> [THE TASK]: Extract the lines up to and including the one that contains "const yTicks = [0, 2, 4, 6, 8, 10, 12];", starting with the first line of the entries below, and omit the pictures.

> [DATA LISTING]:
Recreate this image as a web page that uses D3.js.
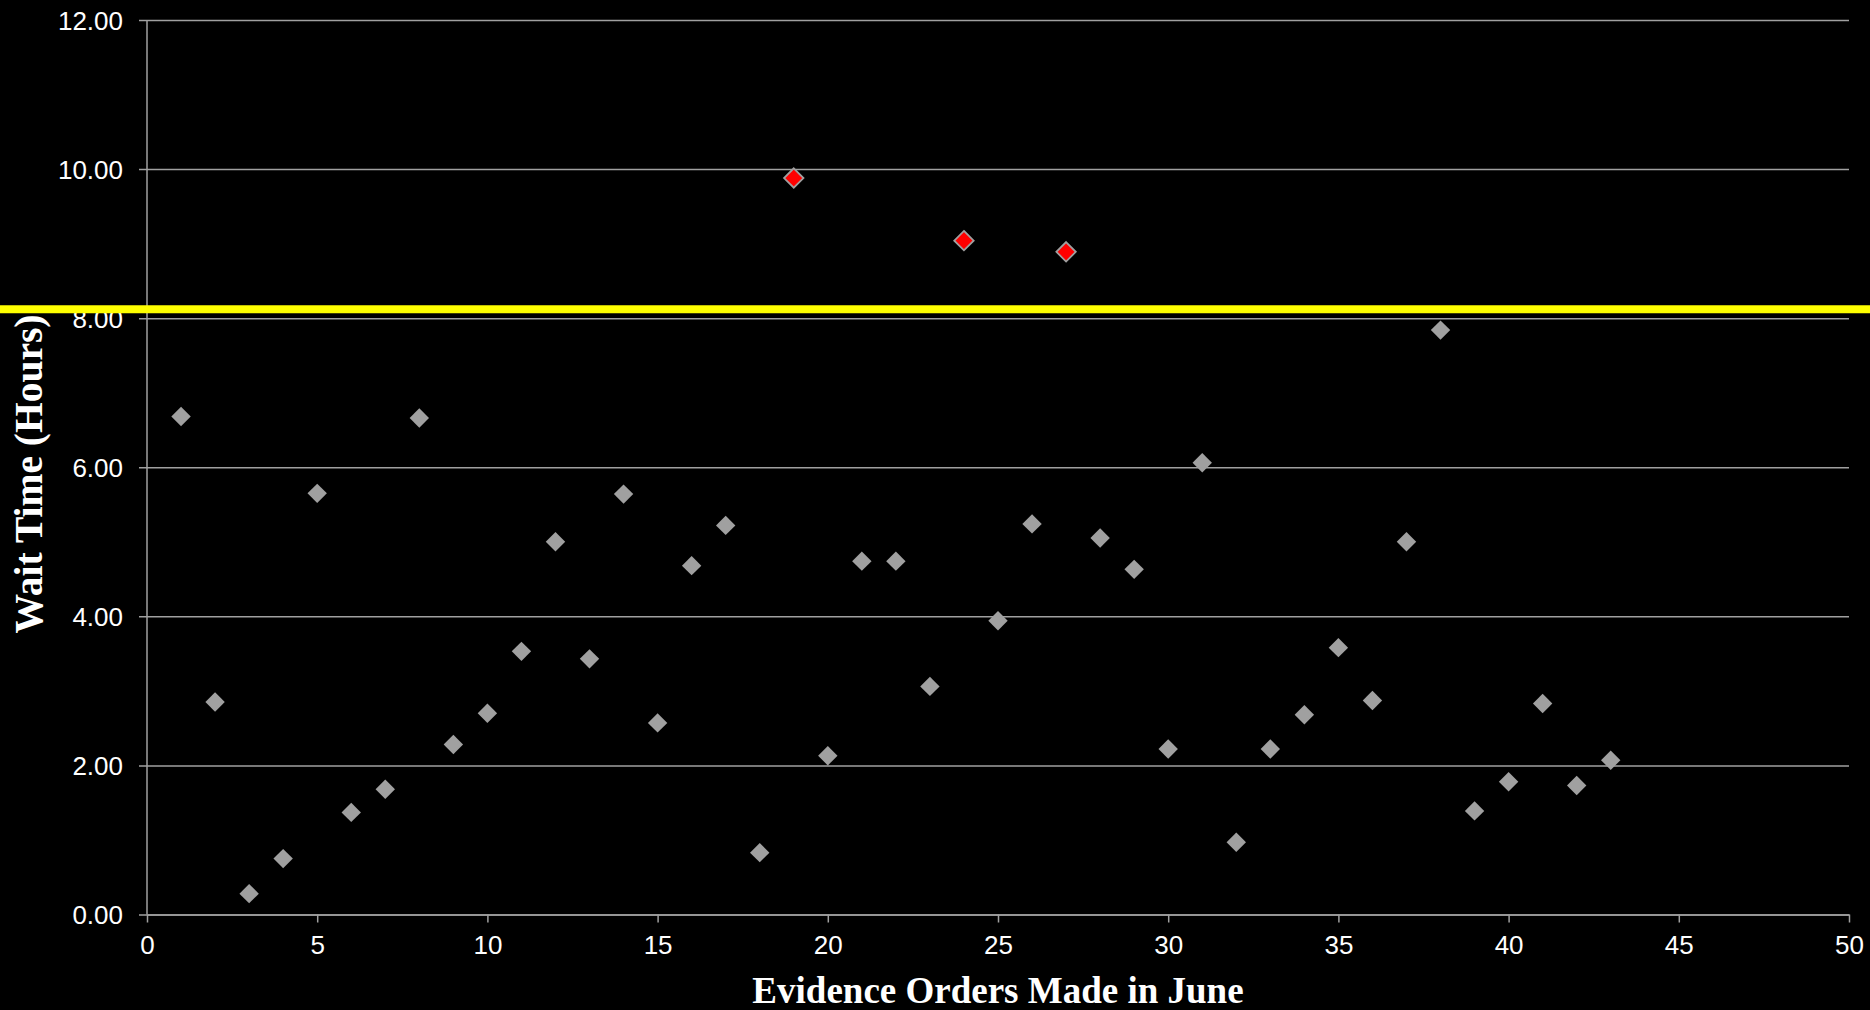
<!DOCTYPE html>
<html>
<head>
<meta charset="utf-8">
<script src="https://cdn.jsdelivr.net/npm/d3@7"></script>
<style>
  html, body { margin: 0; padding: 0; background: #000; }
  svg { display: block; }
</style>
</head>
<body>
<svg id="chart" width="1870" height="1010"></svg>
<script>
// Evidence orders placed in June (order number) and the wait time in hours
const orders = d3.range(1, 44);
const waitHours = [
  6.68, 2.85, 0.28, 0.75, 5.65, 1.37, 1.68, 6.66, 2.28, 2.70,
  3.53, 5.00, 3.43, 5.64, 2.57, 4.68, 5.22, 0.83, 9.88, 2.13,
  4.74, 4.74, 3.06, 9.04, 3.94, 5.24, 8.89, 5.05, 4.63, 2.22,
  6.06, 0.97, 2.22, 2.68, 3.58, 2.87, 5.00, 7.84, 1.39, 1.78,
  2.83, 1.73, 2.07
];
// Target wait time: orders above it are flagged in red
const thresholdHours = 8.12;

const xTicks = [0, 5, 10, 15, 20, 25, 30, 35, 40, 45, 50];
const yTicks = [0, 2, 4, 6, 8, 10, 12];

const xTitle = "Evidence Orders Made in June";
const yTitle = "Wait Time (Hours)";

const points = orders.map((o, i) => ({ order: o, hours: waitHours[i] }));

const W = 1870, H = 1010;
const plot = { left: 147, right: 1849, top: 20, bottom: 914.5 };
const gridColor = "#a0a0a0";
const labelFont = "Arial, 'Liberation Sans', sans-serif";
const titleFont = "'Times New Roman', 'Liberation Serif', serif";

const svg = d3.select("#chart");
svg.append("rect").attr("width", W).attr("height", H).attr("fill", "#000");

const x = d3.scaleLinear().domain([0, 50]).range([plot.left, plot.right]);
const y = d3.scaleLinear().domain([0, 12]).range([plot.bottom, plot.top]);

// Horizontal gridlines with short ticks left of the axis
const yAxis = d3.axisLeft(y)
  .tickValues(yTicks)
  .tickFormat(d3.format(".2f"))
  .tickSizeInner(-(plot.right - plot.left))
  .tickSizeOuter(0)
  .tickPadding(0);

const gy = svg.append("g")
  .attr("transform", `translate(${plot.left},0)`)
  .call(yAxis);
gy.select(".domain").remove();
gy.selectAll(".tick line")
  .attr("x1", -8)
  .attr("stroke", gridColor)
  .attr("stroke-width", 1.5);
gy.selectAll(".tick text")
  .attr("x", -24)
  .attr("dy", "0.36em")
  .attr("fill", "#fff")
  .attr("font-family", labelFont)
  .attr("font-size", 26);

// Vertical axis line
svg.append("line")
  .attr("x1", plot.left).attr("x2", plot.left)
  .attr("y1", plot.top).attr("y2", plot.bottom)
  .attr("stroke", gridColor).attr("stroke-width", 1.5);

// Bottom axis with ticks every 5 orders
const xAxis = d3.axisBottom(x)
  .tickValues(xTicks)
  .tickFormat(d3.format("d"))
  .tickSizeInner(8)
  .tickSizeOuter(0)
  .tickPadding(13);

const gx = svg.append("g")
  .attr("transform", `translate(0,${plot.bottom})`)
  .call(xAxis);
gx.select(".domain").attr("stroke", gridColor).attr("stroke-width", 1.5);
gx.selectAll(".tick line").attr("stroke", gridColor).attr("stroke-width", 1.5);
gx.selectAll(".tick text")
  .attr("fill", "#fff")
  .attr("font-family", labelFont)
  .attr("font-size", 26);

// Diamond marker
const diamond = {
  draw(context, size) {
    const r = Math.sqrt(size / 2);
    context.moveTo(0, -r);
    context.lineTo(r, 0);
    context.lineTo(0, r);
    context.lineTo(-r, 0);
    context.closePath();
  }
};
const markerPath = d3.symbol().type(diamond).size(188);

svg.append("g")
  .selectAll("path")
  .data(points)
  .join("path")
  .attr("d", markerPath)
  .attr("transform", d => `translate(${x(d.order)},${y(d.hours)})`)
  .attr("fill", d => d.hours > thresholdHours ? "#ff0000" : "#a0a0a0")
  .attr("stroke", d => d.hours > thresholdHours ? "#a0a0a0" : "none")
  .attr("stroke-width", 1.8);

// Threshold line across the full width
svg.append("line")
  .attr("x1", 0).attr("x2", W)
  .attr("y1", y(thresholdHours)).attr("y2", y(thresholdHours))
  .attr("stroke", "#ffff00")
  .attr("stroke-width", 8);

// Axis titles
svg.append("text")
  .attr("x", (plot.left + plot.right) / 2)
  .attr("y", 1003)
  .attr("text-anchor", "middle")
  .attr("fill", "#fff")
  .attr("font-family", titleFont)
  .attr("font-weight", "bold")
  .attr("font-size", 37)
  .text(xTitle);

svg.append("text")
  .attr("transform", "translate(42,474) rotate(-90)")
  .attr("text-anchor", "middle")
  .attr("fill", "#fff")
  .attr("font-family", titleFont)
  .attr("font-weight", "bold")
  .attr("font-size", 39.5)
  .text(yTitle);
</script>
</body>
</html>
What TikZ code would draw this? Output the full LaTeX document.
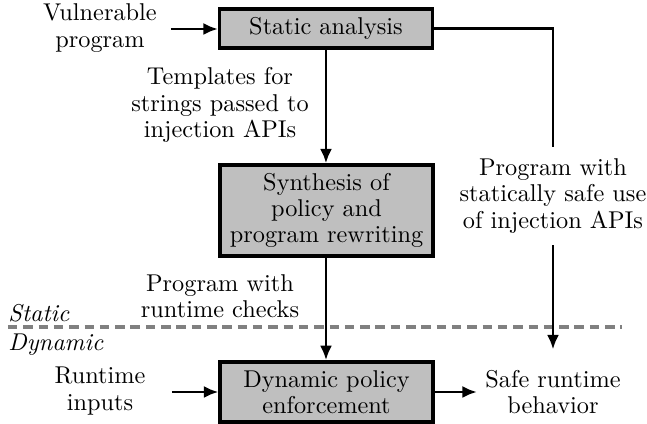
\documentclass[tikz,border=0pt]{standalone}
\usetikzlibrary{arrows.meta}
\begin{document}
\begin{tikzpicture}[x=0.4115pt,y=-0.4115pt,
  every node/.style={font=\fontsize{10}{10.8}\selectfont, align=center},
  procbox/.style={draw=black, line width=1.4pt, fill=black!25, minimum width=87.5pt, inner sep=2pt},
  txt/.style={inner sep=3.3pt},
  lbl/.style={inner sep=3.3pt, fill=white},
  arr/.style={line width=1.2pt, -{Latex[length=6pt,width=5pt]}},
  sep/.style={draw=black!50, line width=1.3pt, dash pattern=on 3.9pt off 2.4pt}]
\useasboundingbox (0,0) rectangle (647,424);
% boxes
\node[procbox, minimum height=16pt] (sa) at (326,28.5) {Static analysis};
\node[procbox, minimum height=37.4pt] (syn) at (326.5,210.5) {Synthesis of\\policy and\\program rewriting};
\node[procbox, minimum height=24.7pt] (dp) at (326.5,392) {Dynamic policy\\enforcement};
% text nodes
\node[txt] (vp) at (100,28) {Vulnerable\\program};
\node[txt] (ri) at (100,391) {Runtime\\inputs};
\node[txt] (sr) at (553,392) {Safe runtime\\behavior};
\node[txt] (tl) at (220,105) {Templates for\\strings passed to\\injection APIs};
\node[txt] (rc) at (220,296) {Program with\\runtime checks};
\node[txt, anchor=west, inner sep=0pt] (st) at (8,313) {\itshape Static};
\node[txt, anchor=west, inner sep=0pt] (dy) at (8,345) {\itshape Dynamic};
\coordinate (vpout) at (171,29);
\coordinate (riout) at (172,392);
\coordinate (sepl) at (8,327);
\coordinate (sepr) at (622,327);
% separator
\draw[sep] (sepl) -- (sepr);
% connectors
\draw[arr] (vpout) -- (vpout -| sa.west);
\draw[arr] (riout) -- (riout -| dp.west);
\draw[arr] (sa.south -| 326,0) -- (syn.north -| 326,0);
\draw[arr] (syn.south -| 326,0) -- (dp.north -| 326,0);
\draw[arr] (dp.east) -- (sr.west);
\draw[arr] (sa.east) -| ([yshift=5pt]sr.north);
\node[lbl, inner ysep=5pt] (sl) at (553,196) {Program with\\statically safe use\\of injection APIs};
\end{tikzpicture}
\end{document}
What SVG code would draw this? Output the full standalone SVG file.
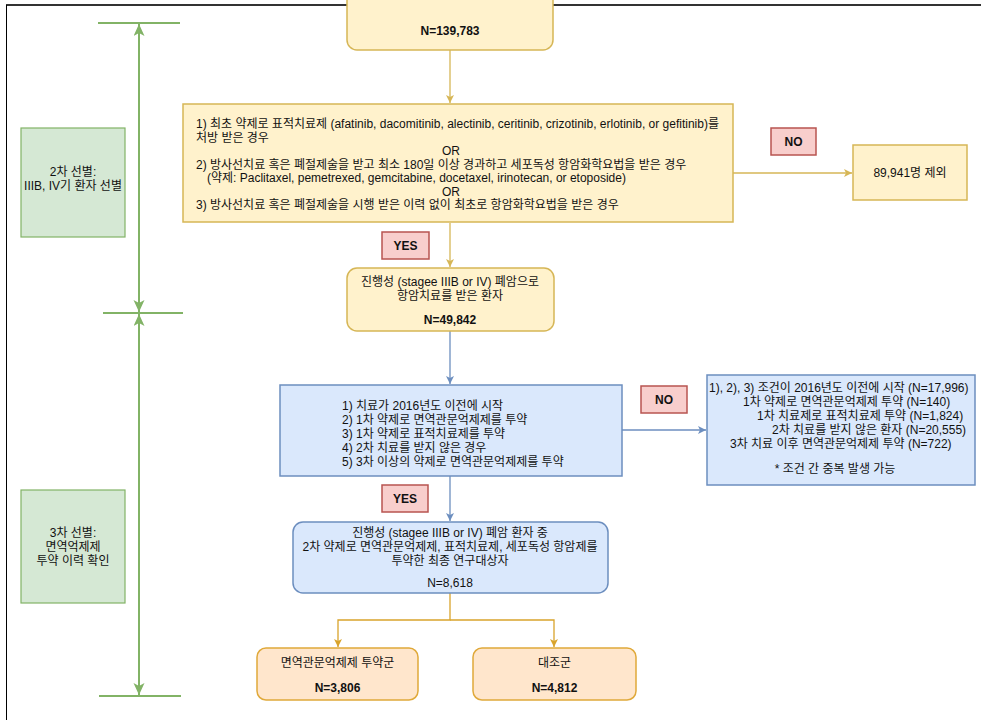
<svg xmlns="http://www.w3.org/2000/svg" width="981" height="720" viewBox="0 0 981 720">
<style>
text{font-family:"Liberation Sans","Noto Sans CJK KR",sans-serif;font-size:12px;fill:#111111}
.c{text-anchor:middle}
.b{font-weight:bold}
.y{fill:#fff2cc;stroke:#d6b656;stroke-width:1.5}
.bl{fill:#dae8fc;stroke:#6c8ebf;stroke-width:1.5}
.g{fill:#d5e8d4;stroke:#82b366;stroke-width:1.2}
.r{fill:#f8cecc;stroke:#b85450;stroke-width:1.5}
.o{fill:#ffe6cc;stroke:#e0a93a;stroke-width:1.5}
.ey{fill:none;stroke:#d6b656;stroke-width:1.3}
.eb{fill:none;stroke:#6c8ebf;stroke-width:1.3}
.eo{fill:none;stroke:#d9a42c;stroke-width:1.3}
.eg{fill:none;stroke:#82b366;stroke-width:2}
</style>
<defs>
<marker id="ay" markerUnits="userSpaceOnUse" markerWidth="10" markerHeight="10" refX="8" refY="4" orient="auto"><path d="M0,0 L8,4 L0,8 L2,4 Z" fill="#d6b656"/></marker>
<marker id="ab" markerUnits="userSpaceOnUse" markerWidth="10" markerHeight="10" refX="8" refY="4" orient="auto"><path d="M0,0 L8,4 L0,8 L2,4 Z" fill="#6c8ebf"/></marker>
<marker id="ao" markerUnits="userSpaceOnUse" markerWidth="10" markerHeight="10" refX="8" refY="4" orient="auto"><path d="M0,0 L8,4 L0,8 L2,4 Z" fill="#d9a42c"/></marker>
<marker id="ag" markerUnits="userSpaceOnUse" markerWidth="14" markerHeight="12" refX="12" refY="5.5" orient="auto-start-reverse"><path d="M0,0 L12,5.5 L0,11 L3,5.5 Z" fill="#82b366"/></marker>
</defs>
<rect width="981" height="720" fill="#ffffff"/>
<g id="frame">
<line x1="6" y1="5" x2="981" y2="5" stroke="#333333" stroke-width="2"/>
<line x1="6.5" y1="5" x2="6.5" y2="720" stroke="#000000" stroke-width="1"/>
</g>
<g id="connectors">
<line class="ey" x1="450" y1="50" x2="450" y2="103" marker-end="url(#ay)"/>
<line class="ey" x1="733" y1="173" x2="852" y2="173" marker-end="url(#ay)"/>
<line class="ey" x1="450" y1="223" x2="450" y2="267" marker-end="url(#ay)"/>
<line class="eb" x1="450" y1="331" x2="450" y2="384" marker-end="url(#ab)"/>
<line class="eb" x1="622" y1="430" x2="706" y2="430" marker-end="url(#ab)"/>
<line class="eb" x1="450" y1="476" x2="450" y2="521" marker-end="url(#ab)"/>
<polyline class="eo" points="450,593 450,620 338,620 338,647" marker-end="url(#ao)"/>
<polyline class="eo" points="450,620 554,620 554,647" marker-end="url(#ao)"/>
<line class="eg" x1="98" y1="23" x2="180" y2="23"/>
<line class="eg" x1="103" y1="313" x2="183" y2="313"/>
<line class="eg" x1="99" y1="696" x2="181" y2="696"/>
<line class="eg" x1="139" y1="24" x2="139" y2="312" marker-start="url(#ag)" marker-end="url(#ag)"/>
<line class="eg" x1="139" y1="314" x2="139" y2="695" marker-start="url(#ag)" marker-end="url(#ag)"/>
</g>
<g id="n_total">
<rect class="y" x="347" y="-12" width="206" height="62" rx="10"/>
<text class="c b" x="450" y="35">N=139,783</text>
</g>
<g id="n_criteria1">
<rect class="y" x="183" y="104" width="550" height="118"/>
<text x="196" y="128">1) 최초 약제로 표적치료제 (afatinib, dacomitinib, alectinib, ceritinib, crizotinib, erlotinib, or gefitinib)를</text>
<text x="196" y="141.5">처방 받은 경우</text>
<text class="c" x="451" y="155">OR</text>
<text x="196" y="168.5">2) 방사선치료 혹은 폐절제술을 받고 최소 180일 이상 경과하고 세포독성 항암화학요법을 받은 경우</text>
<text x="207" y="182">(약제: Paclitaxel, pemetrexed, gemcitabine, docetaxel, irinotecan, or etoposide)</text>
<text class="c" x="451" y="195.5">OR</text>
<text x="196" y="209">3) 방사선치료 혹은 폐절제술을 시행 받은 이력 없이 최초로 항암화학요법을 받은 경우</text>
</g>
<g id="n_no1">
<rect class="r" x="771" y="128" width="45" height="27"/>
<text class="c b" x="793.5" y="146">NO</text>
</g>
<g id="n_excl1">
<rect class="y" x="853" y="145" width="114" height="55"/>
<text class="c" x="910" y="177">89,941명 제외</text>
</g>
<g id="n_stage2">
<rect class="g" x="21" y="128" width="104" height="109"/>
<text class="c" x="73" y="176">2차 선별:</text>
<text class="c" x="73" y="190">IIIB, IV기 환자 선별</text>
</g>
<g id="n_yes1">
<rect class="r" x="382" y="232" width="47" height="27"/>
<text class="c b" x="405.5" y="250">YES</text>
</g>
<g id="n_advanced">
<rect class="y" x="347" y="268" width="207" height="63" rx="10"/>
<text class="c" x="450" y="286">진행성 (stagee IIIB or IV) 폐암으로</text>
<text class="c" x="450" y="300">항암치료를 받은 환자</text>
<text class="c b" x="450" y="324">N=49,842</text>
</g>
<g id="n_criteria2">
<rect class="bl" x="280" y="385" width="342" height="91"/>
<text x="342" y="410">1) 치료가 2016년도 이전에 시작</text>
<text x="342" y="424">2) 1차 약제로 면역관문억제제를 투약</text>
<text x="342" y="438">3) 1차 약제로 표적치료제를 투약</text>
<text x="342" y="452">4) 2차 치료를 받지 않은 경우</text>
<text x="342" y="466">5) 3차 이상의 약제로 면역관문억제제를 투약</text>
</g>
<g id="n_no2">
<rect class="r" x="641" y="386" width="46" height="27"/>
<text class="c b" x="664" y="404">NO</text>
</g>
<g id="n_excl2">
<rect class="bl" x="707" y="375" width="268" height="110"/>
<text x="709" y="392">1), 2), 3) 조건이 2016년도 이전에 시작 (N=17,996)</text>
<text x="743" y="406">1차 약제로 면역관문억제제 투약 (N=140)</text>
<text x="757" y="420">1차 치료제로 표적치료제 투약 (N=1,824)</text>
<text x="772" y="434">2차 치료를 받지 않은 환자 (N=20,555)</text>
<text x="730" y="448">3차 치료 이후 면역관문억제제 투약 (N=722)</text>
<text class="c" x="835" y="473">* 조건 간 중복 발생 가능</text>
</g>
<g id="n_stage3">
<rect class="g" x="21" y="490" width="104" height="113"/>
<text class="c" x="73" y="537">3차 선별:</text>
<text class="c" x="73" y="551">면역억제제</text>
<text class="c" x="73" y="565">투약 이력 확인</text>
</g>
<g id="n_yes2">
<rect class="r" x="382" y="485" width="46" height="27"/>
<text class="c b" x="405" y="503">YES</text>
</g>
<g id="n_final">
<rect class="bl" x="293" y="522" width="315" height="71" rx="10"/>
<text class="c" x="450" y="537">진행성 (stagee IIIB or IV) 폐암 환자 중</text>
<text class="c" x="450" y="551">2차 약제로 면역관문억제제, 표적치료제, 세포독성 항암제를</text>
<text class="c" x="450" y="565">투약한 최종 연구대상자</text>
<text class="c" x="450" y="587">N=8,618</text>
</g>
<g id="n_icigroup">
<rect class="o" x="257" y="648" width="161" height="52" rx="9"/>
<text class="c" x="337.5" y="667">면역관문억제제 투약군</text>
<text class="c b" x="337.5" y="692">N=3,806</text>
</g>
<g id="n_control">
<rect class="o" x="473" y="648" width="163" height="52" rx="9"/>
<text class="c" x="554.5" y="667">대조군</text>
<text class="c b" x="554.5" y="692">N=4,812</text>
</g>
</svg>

> [FINISHED TASK]:
Recreate this image as a web page that uses D3.js.
<!DOCTYPE html>
<html>
<head>
<meta charset="utf-8">
<script src="https://cdn.jsdelivr.net/npm/d3@7"></script>
<style>
  html, body { margin: 0; padding: 0; background: #000; }
  svg { display: block; }
</style>
</head>
<body>
<svg id="chart" width="1870" height="1010"></svg>
<script>
// Evidence orders placed in June (order number) and the wait time in hours
const orders = d3.range(1, 44);
const waitHours = [
  6.68, 2.85, 0.28, 0.75, 5.65, 1.37, 1.68, 6.66, 2.28, 2.70,
  3.53, 5.00, 3.43, 5.64, 2.57, 4.68, 5.22, 0.83, 9.88, 2.13,
  4.74, 4.74, 3.06, 9.04, 3.94, 5.24, 8.89, 5.05, 4.63, 2.22,
  6.06, 0.97, 2.22, 2.68, 3.58, 2.87, 5.00, 7.84, 1.39, 1.78,
  2.83, 1.73, 2.07
];
// Target wait time: orders above it are flagged in red
const thresholdHours = 8.12;

const xTicks = [0, 5, 10, 15, 20, 25, 30, 35, 40, 45, 50];
const yTicks = [0, 2, 4, 6, 8, 10, 12];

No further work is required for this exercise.